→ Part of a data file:
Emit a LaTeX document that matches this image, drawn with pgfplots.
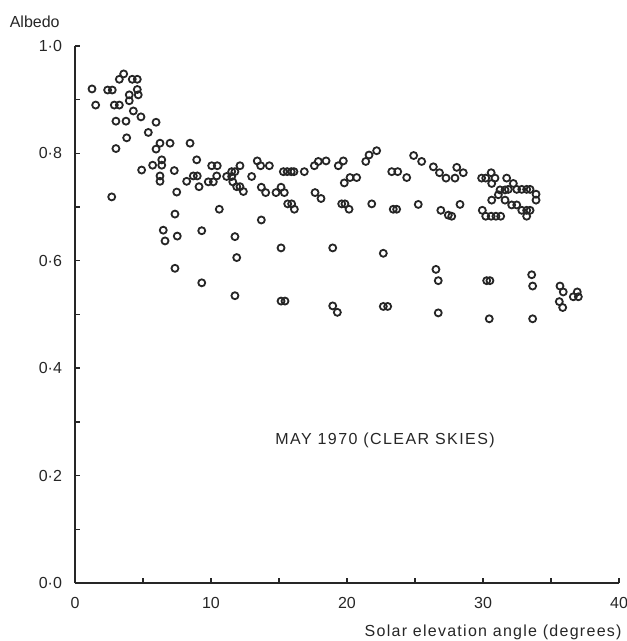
\documentclass[border=0pt]{standalone}
\usepackage{fontspec}
\setmainfont{Liberation Sans}
\usepackage{pgfplots}
\pgfplotsset{compat=1.18}
\definecolor{ink}{HTML}{262626}
\begin{document}
\begin{tikzpicture}[font=\fontsize{8}{9.5}\selectfont, color=ink]
\begin{axis}[
  name=ax,
  scale only axis,
  width=272pt, height=268.5pt,
  xmin=0, xmax=40, ymin=0, ymax=1,
  axis x line*=bottom, axis y line*=left,
  xtick={0,10,20,30,40}, xticklabels={0,10,20,30,40},
  minor xtick={5,15,25,35},
  ytick={0,0.2,0.4,0.6,0.8,1},
  yticklabels={0·0,0·2,0·4,0·6,0·8,1·0},
  minor ytick={0.1,0.3,0.5,0.7,0.9},
  tick align=inside,
  major tick length=2.5pt, minor tick length=2.5pt,
  axis line style={ink, line width=0.8pt},
  every tick/.style={ink, line width=0.7pt},
  xticklabel style={yshift=-3.5pt},
  yticklabel style={xshift=-3pt},
  clip=false,
]
\addplot+[only marks, mark=o, mark size=1.75pt, draw=ink,
  mark options={line width=0.9pt, draw=ink, fill=none}]
coordinates {
(1.25,0.920) (1.52,0.890) (2.40,0.918) (2.74,0.918) (2.89,0.890)
(3.26,0.890) (3.01,0.860) (3.75,0.860) (3.01,0.809) (2.70,0.719)
(3.58,0.948) (3.26,0.938) (4.21,0.938) (4.58,0.938) (4.58,0.919)
(3.99,0.909) (4.65,0.909) (3.99,0.898) (4.29,0.879) (4.85,0.868)
(3.80,0.829) (5.96,0.858) (5.39,0.839) (6.25,0.819) (6.99,0.819)
(5.96,0.808) (8.46,0.819) (4.90,0.769) (5.71,0.778) (6.38,0.788)
(6.38,0.778) (6.25,0.758) (6.25,0.748) (7.30,0.768) (7.48,0.728)
(8.95,0.788) (8.21,0.748) (8.70,0.758) (8.99,0.758) (9.12,0.738)
(10.05,0.777) (10.46,0.777) (9.80,0.747) (10.17,0.747) (10.42,0.758)
(11.15,0.757) (11.52,0.757) (11.52,0.766) (11.76,0.766) (12.13,0.777)
(11.60,0.747) (11.89,0.738) (12.13,0.738) (12.38,0.729) (12.99,0.757)
(13.40,0.786) (13.70,0.737)
(7.35,0.687) (10.61,0.696) (6.49,0.657) (6.62,0.637) (7.52,0.646)
(9.32,0.656) (11.76,0.645) (11.89,0.606) (7.35,0.586) (9.32,0.559)
(11.76,0.535) (13.70,0.676)
(13.65,0.777) (14.29,0.777) (14.02,0.727) (14.78,0.727) (15.15,0.737)
(15.39,0.727) (15.32,0.766) (15.60,0.766) (15.90,0.766) (16.10,0.766)
(16.86,0.766) (15.64,0.706) (15.93,0.706) (16.13,0.696) (17.60,0.777)
(17.89,0.785) (18.46,0.786) (17.65,0.727) (18.09,0.716) (19.36,0.777)
(19.73,0.786) (19.61,0.706) (19.85,0.706) (20.15,0.696) (19.80,0.745)
(20.22,0.755) (20.71,0.755) (21.38,0.785) (21.62,0.797) (22.18,0.805)
(21.82,0.706) (23.29,0.766) (23.73,0.766) (24.39,0.755) (23.40,0.696)
(23.65,0.696)
(15.15,0.624) (18.95,0.624) (22.67,0.614) (15.15,0.525) (15.44,0.525)
(18.95,0.516) (19.29,0.504) (22.67,0.515) (22.99,0.515)
(24.90,0.796) (25.49,0.785) (26.35,0.775) (26.80,0.764) (27.28,0.754)
(27.94,0.754) (28.07,0.774) (28.55,0.764) (25.24,0.705) (26.90,0.694)
(27.45,0.685) (27.70,0.683) (28.31,0.705)
(29.90,0.754) (30.20,0.754) (30.60,0.764) (30.64,0.744) (30.88,0.754)
(31.74,0.754) (31.25,0.732) (31.62,0.732) (31.86,0.733) (32.23,0.744)
(32.48,0.733) (32.85,0.733) (33.21,0.733) (33.46,0.733) (33.90,0.724)
(33.90,0.713) (30.64,0.713) (31.13,0.723) (31.62,0.713) (32.11,0.704)
(32.48,0.704) (32.85,0.694) (33.21,0.694) (33.46,0.694) (33.21,0.683)
(29.95,0.694) (30.20,0.683) (30.60,0.683) (30.95,0.683) (31.30,0.683)
(26.54,0.584) (26.71,0.563) (26.71,0.503) (30.27,0.563) (30.51,0.563)
(30.46,0.492) (33.58,0.574) (33.65,0.553) (33.65,0.492) (35.66,0.553)
(35.90,0.542) (35.61,0.524) (35.86,0.513) (36.64,0.533) (36.93,0.542)
(37.01,0.533)
};
\node[anchor=base east, inner sep=0pt] at (rel axis cs:0,1) [xshift=-7.5pt, yshift=9pt] {Albedo};
\node[anchor=base east, inner sep=0pt] at (rel axis cs:1,0) [xshift=1.5pt, yshift=-26.5pt]
  {\addfontfeature{LetterSpace=8}Solar elevation angle (degrees)};
\node at (axis cs:22.8,0.266) {\addfontfeature{LetterSpace=9}MAY 1970 (CLEAR SKIES)};
\end{axis}
\pgfresetboundingbox
\path ([shift={(-37.5pt,-29pt)}]ax.south west) rectangle ([shift={(3.5pt,23pt)}]ax.north east);
\end{tikzpicture}
\end{document}
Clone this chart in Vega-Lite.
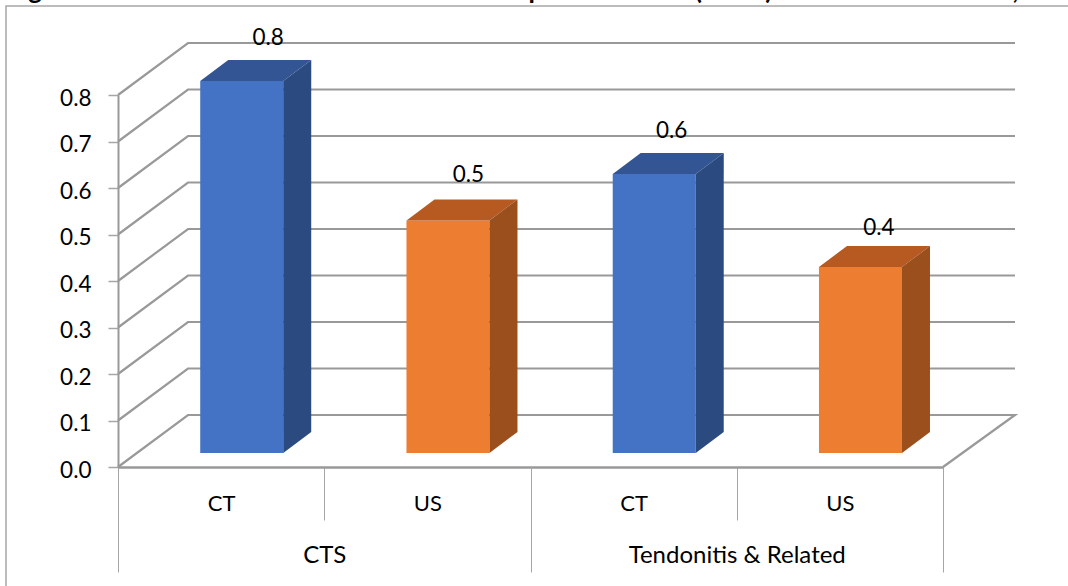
{
"$schema":"https://vega.github.io/schema/vega-lite/v6.json",
"width":1100,"height":620,
"autosize":{"type":"none"},
"padding":{"left":6,"top":6,"right":0,"bottom":0},
"background":"white",
"view":{"stroke":"#a6a6a6","strokeWidth":1.5,"fill":"white"},
"config":{"font":"Lato"},
"title":{"text":"Figure\u00a0\u00a0\u00a0\u00a0\u00a0\u00a0\u00a0\u00a0\u00a0\u00a0\u00a0\u00a0\u00a0\u00a0\u00a0\u00a0\u00a0\u00a0\u00a0\u00a0\u00a0\u00a0\u00a0\u00a0\u00a0\u00a0\u00a0\u00a0\u00a0\u00a0\u00a0\u00a0\u00a0\u00a0\u00a0\u00a0\u00a0\u00a0\u00a0\u00a0\u00a0\u00a0\u00a0\u00a0\u00a0\u00a0\u00a0\u00a0\u00a0\u00a0\u00a0\u00a0\u00a0\u00a0\u00a0\u00a0\u00a0\u00a0\u00a0\u00a0\u00a0\u00a0\u00a0\u00a0\u00a0\u00a0\u00a0\u00a0\u00a0\u00a0\u00a0p\u00a0\u00a0\u00a0\u00a0\u00a0\u00a0\u00a0\u00a0\u00a0\u00a0\u00a0\u00a0\u00a0\u00a0\u00a0\u00a0\u00a0\u00a0\u00a0\u00a0\u00a0\u00a0\u00a0\u00a0(\u00a0\u00a0\u00a0\u00a0\u00a0\u00a0\u00a0\u00a0\u00a0\u00a0)\u00a0\u00a0\u00a0\u00a0\u00a0\u00a0\u00a0\u00a0\u00a0\u00a0\u00a0\u00a0\u00a0\u00a0\u00a0\u00a0\u00a0\u00a0\u00a0\u00a0\u00a0\u00a0\u00a0\u00a0\u00a0\u00a0\u00a0\u00a0\u00a0\u00a0\u00a0\u00a0\u00a0\u00a0\u00a0\u00a0\u00a0\u00a0,","anchor":"start","frame":"group","dx":1,"offset":0,"dy":19,"baseline":"alphabetic","fontSize":26,"fontWeight":"bold","font":"Lato","color":"black"},
"datasets":{
"bars":[
{"group":"CTS","modality":"CT","cat":"CTS CT","value":0.8},
{"group":"CTS","modality":"US","cat":"CTS US","value":0.5},
{"group":"Tendonitis & Related","modality":"CT","cat":"Tendonitis CT","value":0.6},
{"group":"Tendonitis & Related","modality":"US","cat":"Tendonitis US","value":0.4}],
"ticks":[{"tick":0.1},{"tick":0.2},{"tick":0.3},{"tick":0.4},{"tick":0.5},{"tick":0.6},{"tick":0.7},{"tick":0.8}]
},
"layer":[
{"layer":[
{"data":{"name":"ticks"},
 "mark":{"type":"point","shape":"M0,0L70,-52L897,-52","filled":false,"size":4,"stroke":"#999999","strokeWidth":2.2,"opacity":1},
 "encoding":{
 "x":{"datum":"CTS CT","bandPosition":0,"type":"nominal","scale":{"domain":["CTS CT","CTS US","Tendonitis CT","Tendonitis US"],"range":[112,937],"paddingInner":0,"paddingOuter":0},
   "axis":{"title":null,"orient":"bottom","offset":-159,"tickBand":"extent","labelExpr":"split(datum.value,' ')[1]","labelAngle":0,"domainColor":"#999999","domainWidth":2.5,"tickColor":"#a6a6a6","tickWidth":1,"tickSize":53,"labelPadding":-17,"labelBaseline":"middle","labelFontSize":22,"labelFont":"Lato","labelColor":"black","grid":false}},
 "y":{"field":"tick","type":"quantitative","scale":{"domain":[0,0.8],"range":[461,89],"nice":false,"zero":true},
   "axis":{"title":null,"values":[0,0.1,0.2,0.3,0.4,0.5,0.6,0.7,0.8],"format":".1f","offset":-112,"grid":false,"domainColor":"#999999","domainWidth":2,"tickColor":"#a6a6a6","tickWidth":1.5,"tickSize":10,"labelPadding":17,"labelOffset":3,"labelFontSize":22.5,"labelFont":"Lato","labelColor":"black"}}
 }},
{"data":{"values":[{"tick":0}]},
 "mark":{"type":"point","shape":"M0,0L70,-52L897,-52L825,0","filled":false,"size":4,"stroke":"#999999","strokeWidth":2.2,"opacity":1},
 "encoding":{
 "x":{"datum":"CTS CT","bandPosition":0,"type":"nominal"},
 "y":{"field":"tick","type":"quantitative"}
 }},
{"data":{"name":"bars"},
 "mark":{"type":"bar","size":83,"xOffset":20.6,"yOffset":-14},
 "encoding":{
 "x":{"field":"cat","type":"nominal","sort":null},
 "y":{"field":"value","type":"quantitative"},
 "color":{"field":"modality","type":"nominal","legend":null,"scale":{"domain":["CT","US"],"range":["#4472c4","#ed7d31"]}}
 }},
{"data":{"name":"bars"},
 "mark":{"type":"point","shape":"M-20.9,-14L7.1,-35L90.1,-35L62.1,-14Z","filled":true,"size":4,"opacity":1,"strokeWidth":0},
 "encoding":{
 "x":{"field":"cat","type":"nominal","sort":null},
 "y":{"field":"value","type":"quantitative"},
 "fill":{"field":"modality","type":"nominal","legend":null,"scale":{"domain":["CT","US"],"range":["#335593","#b65a22"]}}
 }},
{"data":{"name":"bars"},
 "mark":{"type":"point","filled":true,"size":4,"opacity":1,"strokeWidth":0},
 "encoding":{
 "x":{"field":"cat","type":"nominal","sort":null},
 "y":{"field":"value","type":"quantitative"},
 "shape":{"field":"cat","type":"nominal","legend":null,"scale":{"domain":["CTS CT","CTS US","Tendonitis CT","Tendonitis US"],"range":["M62.1,-14L90.1,-35L90.1,337L62.1,358Z","M62.1,-14L90.1,-35L90.1,197.5L62.1,218.5Z","M62.1,-14L90.1,-35L90.1,244L62.1,265Z","M62.1,-14L90.1,-35L90.1,151L62.1,172Z"]}},
 "fill":{"field":"modality","type":"nominal","legend":null,"scale":{"domain":["CT","US"],"range":["#2a4a80","#9a4f1c"]}}
 }},
{"data":{"name":"bars"},"transform":[{"filter":"datum.cat==='CTS CT'"}],
 "mark":{"type":"text","dx":47,"dy":-57,"fontSize":22.5,"font":"Lato","color":"black"},
 "encoding":{"x":{"field":"cat","type":"nominal","sort":null},"y":{"field":"value","type":"quantitative"},"text":{"field":"value","type":"quantitative","format":".1f"}}},
{"data":{"name":"bars"},"transform":[{"filter":"datum.cat==='CTS US'"}],
 "mark":{"type":"text","dx":41,"dy":-60,"fontSize":22.5,"font":"Lato","color":"black"},
 "encoding":{"x":{"field":"cat","type":"nominal","sort":null},"y":{"field":"value","type":"quantitative"},"text":{"field":"value","type":"quantitative","format":".1f"}}},
{"data":{"name":"bars"},"transform":[{"filter":"datum.cat==='Tendonitis CT'"}],
 "mark":{"type":"text","dx":38,"dy":-57,"fontSize":22.5,"font":"Lato","color":"black"},
 "encoding":{"x":{"field":"cat","type":"nominal","sort":null},"y":{"field":"value","type":"quantitative"},"text":{"field":"value","type":"quantitative","format":".1f"}}},
{"data":{"name":"bars"},"transform":[{"filter":"datum.cat==='Tendonitis US'"}],
 "mark":{"type":"text","dx":39,"dy":-53,"fontSize":22.5,"font":"Lato","color":"black"},
 "encoding":{"x":{"field":"cat","type":"nominal","sort":null},"y":{"field":"value","type":"quantitative"},"text":{"field":"value","type":"quantitative","format":".1f"}}}
],
"resolve":{"scale":{"fill":"independent"}}
},
{"data":{"name":"bars"},
 "mark":{"type":"tick","opacity":0},
 "encoding":{
 "x":{"field":"group","type":"nominal","sort":null,"scale":{"domain":["CTS","Tendonitis & Related"],"range":[112,937],"paddingInner":0,"paddingOuter":0},
   "axis":{"title":null,"orient":"bottom","offset":-159,"tickBand":"extent","labelAngle":0,"domain":false,"tickColor":"#a6a6a6","tickWidth":1,"tickSize":105,"labelPadding":-17,"labelBaseline":"middle","labelFontSize":24,"labelLimit":400,"labelFont":"Lato","labelColor":"black","grid":false}}
 }}
],
"resolve":{"scale":{"x":"independent"},"axis":{"x":"independent"}}
}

→ Set exercise: Within the listing above, copy each line that has the string "this".

→ Answer to the exercise:
Emit a LaTeX document that matches this image, drawn with pgfplots.
Clone this chart in Vega-Lite.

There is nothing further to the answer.